Personal information
- Full name: Kent Butcher
- Date of birth: 5 November 1973 (age 51)
- Original team(s): Grovedale/Geelong
- Draft: 45th, 1993 Pre-Season draft
- Height: 180 cm (5 ft 11 in)
- Weight: 82 kg (181 lb)

Playing career^{1}
- Years: Club / Games (Goals)
- 1993–1995: Collingwood / 22 (3)
- 1996: Sydney Swans / 00 (0)
- ^{1} Playing statistics correct to the end of 1996.

Career highlights
- Harry Collier Trophy 1993; 1994 AFL Rising Star nominee;

= Kent Butcher =

Australian rules footballer

Kent Butcher (born 5 November 1973) is a former Australian rules footballer who played with Collingwood in the Australian Football League (AFL).
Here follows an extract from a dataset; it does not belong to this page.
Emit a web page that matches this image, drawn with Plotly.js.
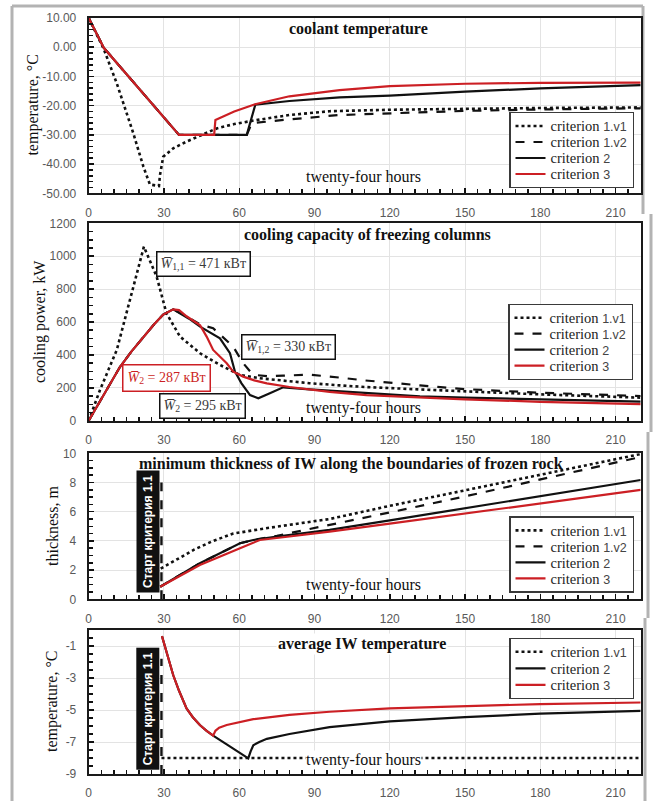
<!DOCTYPE html>
<html><head><meta charset="utf-8">
<script src="https://cdn.plot.ly/plotly-3.0.1.min.js"></script>
<style>html,body{margin:0;padding:0;background:#fff}#chart{width:654px;height:801px}</style>
</head><body><div id="chart"></div>
<script>
// ---------- DATA ----------
const xTickVals = [0, 30, 60, 90, 120, 150, 180, 210];
const p1TickVals = [-50, -40, -30, -20, -10, 0, 10];
const p1TickText = ['-50.00', '-40.00', '-30.00', '-20.00', '-10.00', '0.00', '10.00'];
const p4TickVals = [-9, -7, -5, -3, -1];
const p4TickText = ['-9', '-7', '-5', '-3', '-1'];
const legendLabels = ['1.v1', '1.v2', '2', '3'];
const startCriterionX = 29;

// Panel 1: coolant temperature
const p1_v1_x = [0, 6, 11.2, 17.8, 21.8, 24.4, 28, 28.4, 29.7, 33.7, 39, 44.3, 51, 58, 66.4, 80, 96, 120, 150, 180, 220];
const p1_v1_y = [10, -0.6, -12.4, -29.5, -40.9, -47, -47.5, -43.8, -37.5, -34.6, -32.3, -30.4, -27.8, -26.3, -25, -23.2, -21.9, -21.4, -21.0, -20.8, -20.6];
const p1_v2_x = [0, 6, 36, 63, 65, 66.4, 80, 100, 120, 150, 180, 220];
const p1_v2_y = [10, -0.2, -30, -30, -26, -25.9, -24.7, -23.2, -22.6, -21.8, -21.3, -20.9];
const p1_c2_x = [0, 6, 36, 63, 66.4, 80, 100, 120, 150, 180, 220];
const p1_c2_y = [10, -0.2, -30, -30, -19.7, -18.4, -17.2, -16.6, -15.2, -14.1, -13.0];
const p1_c3_x = [0, 6, 36, 50, 50.5, 58, 66.3, 80, 100, 120, 150, 180, 220];
const p1_c3_y = [10, -0.2, -30, -30, -24.9, -22.0, -19.5, -16.8, -14.7, -13.3, -12.5, -12.2, -12.1];

// Panel 2: cooling capacity
const p2_v1_x = [0, 4.5, 11.2, 17.8, 22, 27.1, 31, 36.4, 44.4, 52.3, 60.3, 68.2, 80, 88, 100, 110, 132, 150, 180, 220];
const p2_v1_y = [0, 187, 430, 815, 1058, 875, 653, 511, 410, 339, 278, 258, 240, 228, 215, 205, 190, 178, 160, 140];
const p2_v2_x = [0, 6, 12.5, 17, 21.8, 26, 29.7, 33.7, 40, 44.4, 49.6, 57.6, 61.6, 64.3, 67, 72, 77.5, 88, 100, 110, 132, 150, 180, 220];
const p2_v2_y = [0, 160, 328, 420, 511, 585, 645, 677, 625, 585, 562, 450, 349, 300, 277, 270, 274, 280, 262, 245, 215, 192, 170, 150];
const p2_c2_x = [0, 6, 12.5, 17, 21.8, 26, 29.7, 33.7, 40, 44.4, 52.3, 56.3, 58.3, 60.9, 64.3, 67.6, 72.2, 77.5, 88, 110.7, 132, 150, 180, 220];
const p2_c2_y = [0, 160, 328, 420, 511, 585, 645, 677, 620, 572, 501, 410, 298, 227, 156, 136, 167, 203, 191, 167, 148, 140, 128, 116];
const p2_c3_x = [0, 6, 12.5, 17, 21.8, 26, 29.7, 33.7, 36, 39, 44.4, 47, 49.6, 55, 57.6, 61.6, 66, 71, 80, 88, 96, 110.7, 132, 150, 180, 220];
const p2_c3_y = [0, 160, 328, 420, 511, 585, 645, 677, 672, 635, 580, 511, 430, 349, 298, 268, 245, 227, 205, 191, 175, 156, 142, 130, 115, 101];

// Panel 3: minimum thickness of IW
const p3_v1_x = [28.7, 35, 42, 49.6, 57.6, 70, 96, 120, 150, 180, 220];
const p3_v1_y = [2.1, 2.7, 3.4, 4.0, 4.5, 4.85, 5.5, 6.4, 7.45, 8.5, 9.95];
const p3_v2_x = [28.5, 44.3, 60.3, 65.6, 75, 96, 120, 150, 180, 220];
const p3_v2_y = [0.86, 2.47, 3.84, 4.06, 4.35, 5.09, 5.95, 7.05, 8.2, 9.75];
const p3_c2_x = [28.5, 44.3, 60.3, 65.6, 75, 96, 120, 150, 180, 220];
const p3_c2_y = [0.86, 2.47, 3.84, 4.06, 4.3, 4.75, 5.41, 6.24, 7.07, 8.17];
const p3_c3_x = [28.5, 44.3, 60.3, 68.2, 80, 96, 120, 150, 180, 220];
const p3_c3_y = [0.86, 2.35, 3.5, 4.06, 4.3, 4.63, 5.18, 5.87, 6.57, 7.49];
const p3_start_y = [0, 8];

// Panel 4: average IW temperature
const p4_v1_x = [29, 220];
const p4_v1_y = [-8, -8];
const p4_c2_x = [29.2, 31, 33.7, 36, 39, 41.5, 44.3, 47, 49.6, 55, 60, 63.6, 64.5, 65.6, 68, 71, 80, 96, 120, 150, 180, 220];
const p4_c2_y = [-0.38, -1.3, -2.83, -3.8, -4.9, -5.45, -5.94, -6.3, -6.6, -7.15, -7.66, -8.02, -7.6, -7.2, -7.0, -6.8, -6.5, -6.07, -5.71, -5.44, -5.23, -5.05];
const p4_c3_x = [29.2, 31, 33.7, 36, 39, 41.5, 44.3, 47, 49.6, 50.5, 52, 55, 60, 65.6, 80, 96, 120, 150, 180, 220];
const p4_c3_y = [-0.38, -1.3, -2.83, -3.8, -4.9, -5.45, -5.94, -6.3, -6.6, -6.3, -6.1, -5.94, -5.75, -5.57, -5.3, -5.11, -4.9, -4.75, -4.63, -4.53];
const p4_start_y = [-9, -1.8];

// ---------- STYLE ----------
const W = 654, H = 801;
const X = px => px / W, Y = py => 1 - py / H;
const RED = '#cc1f24', BLK = '#111111';
const SERIF = "Liberation Serif";
const SANS = "Liberation Sans";

function lname(k) {
  return '<span style="font-family:Liberation Serif;font-size:14.5px">criterion</span> ' +
    '<span style="font-family:Liberation Sans;font-size:12.5px;fill:#444">' + legendLabels[k] + '</span>';
}
const styles = [
  {color: BLK, width: 2.6, dash: 'dot'},
  {color: BLK, width: 2.2, dash: 'dash'},
  {color: BLK, width: 2.2, dash: 'solid'},
  {color: RED, width: 2.2, dash: 'solid'}
];
function tr(x, y, k, n) {
  const sfx = n === 1 ? '' : String(n);
  return {x: x, y: y, type: 'scatter', mode: 'lines', name: lname(k),
    line: Object.assign({}, styles[k]), xaxis: 'x' + sfx, yaxis: 'y' + sfx,
    legend: 'legend' + sfx, showlegend: true, hoverinfo: 'skip'};
}
function vline(y, n) {
  const sfx = n === 1 ? '' : String(n);
  return {x: [startCriterionX, startCriterionX], y: y, type: 'scatter', mode: 'lines',
    line: {color: BLK, width: 2.4, dash: 'dash'}, xaxis: 'x' + sfx, yaxis: 'y' + sfx, showlegend: false, hoverinfo: 'skip'};
}

const data = [
  tr(p1_v1_x, p1_v1_y, 0, 1), tr(p1_v2_x, p1_v2_y, 1, 1), tr(p1_c2_x, p1_c2_y, 2, 1), tr(p1_c3_x, p1_c3_y, 3, 1),
  tr(p2_v1_x, p2_v1_y, 0, 2), tr(p2_v2_x, p2_v2_y, 1, 2), tr(p2_c2_x, p2_c2_y, 2, 2), tr(p2_c3_x, p2_c3_y, 3, 2),
  vline(p3_start_y, 3),
  tr(p3_v1_x, p3_v1_y, 0, 3), tr(p3_v2_x, p3_v2_y, 1, 3), tr(p3_c2_x, p3_c2_y, 2, 3), tr(p3_c3_x, p3_c3_y, 3, 3),
  vline(p4_start_y, 4),
  tr(p4_v1_x, p4_v1_y, 0, 4), tr(p4_c2_x, p4_c2_y, 2, 4), tr(p4_c3_x, p4_c3_y, 3, 4)
];

const xDom = [X(88.7), X(640.7)];
const yDoms = [[Y(193.3), Y(18)], [Y(420.7), Y(223.3)], [Y(599.3), Y(453.3)], [Y(774), Y(630)]];
const minorT = {ticks: 'inside', ticklen: 4, tickcolor: BLK, tickwidth: 1.5, showgrid: false};

function xax(n) {
  return {domain: xDom, range: [0, 220], anchor: n === 1 ? 'y' : 'y' + n,
    tickvals: xTickVals, ticks: 'inside', ticklen: 5, tickcolor: BLK, tickwidth: 1.5,
    minor: Object.assign({dtick: 5}, minorT),
    showline: true, mirror: true, linecolor: '#1a1a1a', linewidth: 2,
    showgrid: true, gridcolor: '#e3e3e3', gridwidth: 1, zeroline: false,
    tickfont: {family: SANS, size: 12, color: '#595959'}, ticklabelstandoff: 7, fixedrange: true};
}
function yax(n, opts) {
  return Object.assign({domain: yDoms[n - 1], anchor: n === 1 ? 'x' : 'x' + n,
    ticks: 'inside', ticklen: 5, tickcolor: BLK, tickwidth: 1.5,
    showline: true, mirror: true, linecolor: '#1a1a1a', linewidth: 2,
    showgrid: true, gridcolor: '#e3e3e3', gridwidth: 1, zeroline: false,
    tickfont: {family: SANS, size: 12, color: '#595959'}, ticklabelstandoff: 8, fixedrange: true}, opts);
}

function legend(xr, y, anchor) {
  return {x: X(xr), xanchor: 'right', y: y, yanchor: anchor, bgcolor: 'white',
    bordercolor: '#3a3a3a', borderwidth: 1.5, font: {family: SERIF, size: 14, color: '#222'},
    itemclick: false, itemdoubleclick: false};
}

const ann = [];
function txt(text, px, py, o) {
  ann.push(Object.assign({text: text, xref: 'paper', yref: 'paper', x: X(px), y: Y(py),
    xanchor: 'center', yanchor: 'middle', showarrow: false,
    font: {family: SERIF, size: 16, color: '#111'}}, o || {}));
}
// panel titles
txt('<b>coolant temperature</b>', 358, 29);
txt('<b>cooling capacity of freezing columns</b>', 367, 235);
txt('<b>minimum thickness of IW along the boundaries of frozen rock</b>', 350.5, 464);
txt('<b>average IW temperature</b>', 362, 644, {bgcolor: 'white'});
// x-axis labels inside
txt('twenty-four hours', 363.5, 177);
txt('twenty-four hours', 363.5, 408);
txt('twenty-four hours', 363.5, 585);
txt('twenty-four hours', 363.5, 760, {bgcolor: 'white', borderpad: 0});
// y-axis titles
txt('temperature, °C', 33, 105.6, {textangle: -90});
txt('cooling power, kW', 40, 322, {textangle: -90});
txt('thickness, m', 52, 526, {textangle: -90});
txt('temperature, °C', 52, 702, {textangle: -90});
// mean power boxes
const boxFont = {family: SERIF, size: 14, color: '#3a3a3a'};
txt('<i>W\u0305</i><sub>1,1</sub> = 471 кВт', 203, 264, {font: boxFont, bgcolor: 'white', bordercolor: '#111', borderwidth: 1.5, borderpad: 3});
txt('<i>W\u0305</i><sub>1,2</sub> = 330 кВт', 288.5, 346.5, {font: boxFont, bgcolor: 'white', bordercolor: '#111', borderwidth: 1.5, borderpad: 3});
txt('<i>W\u0305</i><sub>2</sub> = 287 кВт', 166.5, 378.5, {font: {family: SERIF, size: 14, color: RED}, bgcolor: 'white', bordercolor: RED, borderwidth: 1.5, borderpad: 4});
txt('<i>W\u0305</i><sub>2</sub> = 295 кВт', 202, 406, {font: boxFont, bgcolor: 'white', bordercolor: '#111', borderwidth: 1.5, borderpad: 3});
// start criterion labels
const startFont = {family: SANS, size: 12, color: 'white'};
txt('<b>Старт критерия 1.1</b>', 147.5, 531.5, {textangle: -90, font: startFont, bgcolor: '#111', borderpad: 4});
txt('<b>Старт критерия 1.1</b>', 147.5, 708.7, {textangle: -90, font: startFont, bgcolor: '#111', borderpad: 4});

const G = '#b3b3b3';
function gl(x0, y0, x1, y1) {
  return {type: 'line', xref: 'paper', yref: 'paper', x0: X(x0), y0: Y(y0), x1: X(x1), y1: Y(y1), line: {color: G, width: 3}, layer: 'below'};
}
const shapes = [
  gl(12, 6, 643, 6), gl(12, 6, 12, 801),
  gl(643, 6, 643, 214), gl(651, 214, 651, 432), gl(648, 432, 648, 618), gl(645, 618, 645, 801)
];

const layout = {
  width: W, height: H, margin: {l: 0, r: 0, t: 0, b: 0, autoexpand: false},
  paper_bgcolor: 'white', plot_bgcolor: 'white',
  xaxis: xax(1), xaxis2: xax(2), xaxis3: xax(3), xaxis4: xax(4),
  yaxis: yax(1, {range: [-50, 10], tickvals: p1TickVals, ticktext: p1TickText, minor: Object.assign({dtick: 2, tick0: -50}, minorT)}),
  yaxis2: yax(2, {range: [0, 1200], dtick: 200, minor: Object.assign({dtick: 50}, minorT)}),
  yaxis3: yax(3, {range: [0, 10], dtick: 2, minor: Object.assign({dtick: 0.5}, minorT)}),
  yaxis4: yax(4, {range: [-9, 0], tickvals: p4TickVals, ticktext: p4TickText, minor: Object.assign({dtick: 0.5, tick0: -9}, minorT)}),
  legend: legend(634, Y(188.3), 'bottom'),
  legend2: legend(633, Y(380), 'bottom'),
  legend3: legend(634, Y(592.7), 'bottom'),
  legend4: legend(634, Y(637.7), 'top'),
  annotations: ann, shapes: shapes, showlegend: true
};

// tighten legend row spacing to match the reference boxes
function tightenLegends() {
  const cfg = [['legend', 16, true], ['legend2', 16, true], ['legend3', 16, true], ['legend4', 16.5, false]];
  const parse = el => {
    const m = /translate\(\s*([-\d.e]+)[ ,]+([-\d.e]+)/.exec(el.getAttribute('transform') || '');
    return m ? [parseFloat(m[1]), parseFloat(m[2])] : [0, 0];
  };
  cfg.forEach(([cls, step, bottom]) => {
    const lg = document.querySelector('g.' + cls);
    if (!lg) return;
    const items = lg.querySelectorAll('g.traces');
    if (items.length < 2) return;
    const pos = Array.from(items).map(parse);
    const y0 = pos[0][1] - 3;
    const oldSpan = pos[pos.length - 1][1] - pos[0][1];
    const shrink = oldSpan - step * (items.length - 1) + 6;
    items.forEach((e, i) => e.setAttribute('transform', 'translate(' + pos[i][0] + ',' + (y0 + i * step) + ')'));
    const bg = lg.querySelector('rect.bg');
    if (bg) bg.setAttribute('height', parseFloat(bg.getAttribute('height')) - shrink);
    if (bottom) {
      const p = parse(lg);
      lg.setAttribute('transform', 'translate(' + p[0] + ',' + (p[1] + shrink) + ')');
    }
  });
}

Plotly.newPlot('chart', data, layout, {displayModeBar: false, staticPlot: true}).then(tightenLegends);
</script></body></html>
Butcher played both under-19s and reserves football for Geelong, but it was at Collingwood that he started his AFL career. In round eight of the 1994 season, the rebounding defender would receive a Rising Star nomination for his 20 disposal game against St Kilda on the Melbourne Cricket Ground.

An injury brought an end to his time at Collingwood and he was delisted, and was picked up by the Sydney Swans with the seventh selection of the 1996 Pre-season draft. He didn't play a senior AFL game for the Swans.

Butcher, a former Grovedale player, would move back to Geelong, where he played and coached.